As leaders, we are called upon to manage a crisis. A crisis is like spilt milk. As a child, did you ever spill your milk? It became a momentary crisis. You may have become upset. You may have cried, screamed, or otherwise expressed yourself. Did your emotions get the best of you or someone with you? Did you experience rage or hurt, and was the resulting damage physically or mentally greater than the spilt milk? The three lessons you may have learned from that crisis were (1) manage yourself, (2) manage the situation, and (3) clean up the mess.

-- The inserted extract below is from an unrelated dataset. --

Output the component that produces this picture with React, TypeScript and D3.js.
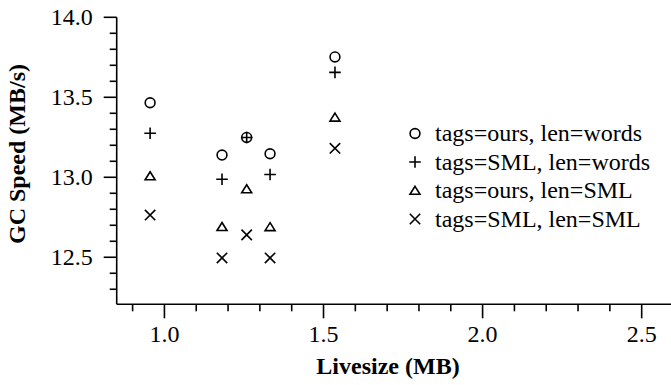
import React from "react";
import * as d3 from "d3";

const livesize = [0.955, 1.181, 1.2585, 1.332, 1.536];
const seriesNames = [
  "tags=ours, len=words",
  "tags=SML, len=words",
  "tags=ours, len=SML",
  "tags=SML, len=SML",
];
const oursWords = [13.466, 13.139, 13.249, 13.147, 13.752];
const smlWords = [13.275, 12.9875, 13.249, 13.017, 13.656];
const oursSml = [13.008, 12.691, 12.927, 12.69, 13.375];
const smlSml = [12.764, 12.496, 12.64, 12.496, 13.181];
const markerKinds = ["circle", "plus", "triangle", "cross"];
const xMajorTicks = [1.0, 1.5, 2.0, 2.5];
const yMajorTicks = [12.5, 13.0, 13.5, 14.0];

const W = 671;
const H = 385;
const FONT = "Liberation Serif, serif";

function Marker({ kind, cx, cy }: { kind: string; cx: number; cy: number }) {
  const sw = 1.6;
  if (kind === "circle") {
    return <circle cx={cx} cy={cy} r={4.9} fill="none" stroke="#000" strokeWidth={sw} />;
  }
  if (kind === "plus") {
    const h = 5.8;
    return (
      <path
        d={`M${cx - h},${cy}H${cx + h}M${cx},${cy - h}V${cy + h}`}
        stroke="#000"
        strokeWidth={sw}
        fill="none"
      />
    );
  }
  if (kind === "triangle") {
    const hw = 5;
    return (
      <path
        d={`M${cx},${cy - 4.2}L${cx + hw},${cy + 3.8}L${cx - hw},${cy + 3.8}Z`}
        stroke="#000"
        strokeWidth={sw}
        fill="none"
      />
    );
  }
  const h = 5.2;
  return (
    <path
      d={`M${cx - h},${cy - h}L${cx + h},${cy + h}M${cx - h},${cy + h}L${cx + h},${cy - h}`}
      stroke="#000"
      strokeWidth={sw}
      fill="none"
    />
  );
}

export default function App() {
  const x = d3.scaleLinear().domain([0.85, 2.6]).range([116.7, 673.5]);
  const y = d3.scaleLinear().domain([12.206, 14.0]).range([304.3, 17.3]);
  const series = [oursWords, smlWords, oursSml, smlSml];

  const xMinor = d3.range(9, 27).map((v) => v / 10).filter((v) => !xMajorTicks.some((m) => Math.abs(m - v) < 1e-6));
  const yMinor = d3.range(123, 140).map((v) => v / 10).filter((v) => v > 12.206 && !yMajorTicks.some((m) => Math.abs(m - v) < 1e-6));

  const x0 = x.range()[0];
  const y0 = y.range()[0];

  return (
    <svg
      width={W}
      height={H}
      style={{ position: "absolute", left: 0, top: 0, background: "#fff" }}
      fontFamily={FONT}
    >
      <rect x={0} y={0} width={W} height={H} fill="#fff" />
      <line x1={x0} y1={y.range()[1]} x2={x0} y2={y0} stroke="#000" strokeWidth={1.6} />
      <line x1={x0} y1={y0} x2={W} y2={y0} stroke="#000" strokeWidth={1.6} />
      {yMajorTicks.map((t) => (
        <g key={"ym" + t}>
          <line x1={x0 - 13} x2={x0} y1={y(t)} y2={y(t)} stroke="#000" strokeWidth={1.6} />
          <text x={x0 - 24} y={y(t) + 8} textAnchor="end" fontSize={24}>
            {d3.format(".1f")(t)}
          </text>
        </g>
      ))}
      {yMinor.map((t) => (
        <line key={"yn" + t} x1={x0 - 7} x2={x0} y1={y(t)} y2={y(t)} stroke="#000" strokeWidth={1.6} />
      ))}
      {xMajorTicks.map((t) => (
        <g key={"xm" + t}>
          <line x1={x(t)} x2={x(t)} y1={y0} y2={y0 + 14} stroke="#000" strokeWidth={1.6} />
          <text x={x(t)} y={y0 + 37.4} textAnchor="middle" fontSize={24}>
            {d3.format(".1f")(t)}
          </text>
        </g>
      ))}
      {xMinor.map((t) => (
        <line key={"xn" + t} x1={x(t)} x2={x(t)} y1={y0} y2={y0 + 7} stroke="#000" strokeWidth={1.6} />
      ))}
      <text x={388} y={374} textAnchor="middle" fontSize={24} fontWeight="bold">
        Livesize (MB)
      </text>
      <text transform="translate(25,154) rotate(-90)" textAnchor="middle" fontSize={24} fontWeight="bold">
        GC Speed (MB/s)
      </text>
      {series.map((vals, si) =>
        vals.map((v, i) => (
          <Marker key={si + "-" + i} kind={markerKinds[si]} cx={x(livesize[i])} cy={y(v)} />
        ))
      )}
      {seriesNames.map((name, i) => {
        const cy = 133.5 + i * 28.5;
        return (
          <g key={name}>
            <Marker kind={markerKinds[i]} cx={415} cy={cy} />
            <text x={435} y={cy + 7.5} fontSize={24}>
              {name}
            </text>
          </g>
        );
      })}
    </svg>
  );
}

The first step in any crisis is to manage yourself. Hysteria, panic flight, or panic frozen do not end well. Crying, screaming, kicking, and striking usually does not improve the situation, and often makes things worse. Choose not to be upset. Stay calm. Keep your cool. Play it cool, boy! When you maintain control of your emotions you are more likely to think clearly and make smart decisions.
Manage the Situation
Once you have control over yourself, work on gaining control of the situation. In some crises, there are multiple problems or a cascade of issues. Try to keep the situation from getting worse. Damage control. Save what you can, triage if necessary. Often you will want to bring in help; in a crisis people are willing to help (and you will want to help them if they have a crisis).
Do what you can to rectify the situation. Sometimes you can return things to the way they were, sometimes to tolerable, and sometimes you can improve the situation. As you clean up, if you can teach yourself a lesson, then perhaps the crisis has not gone to waste.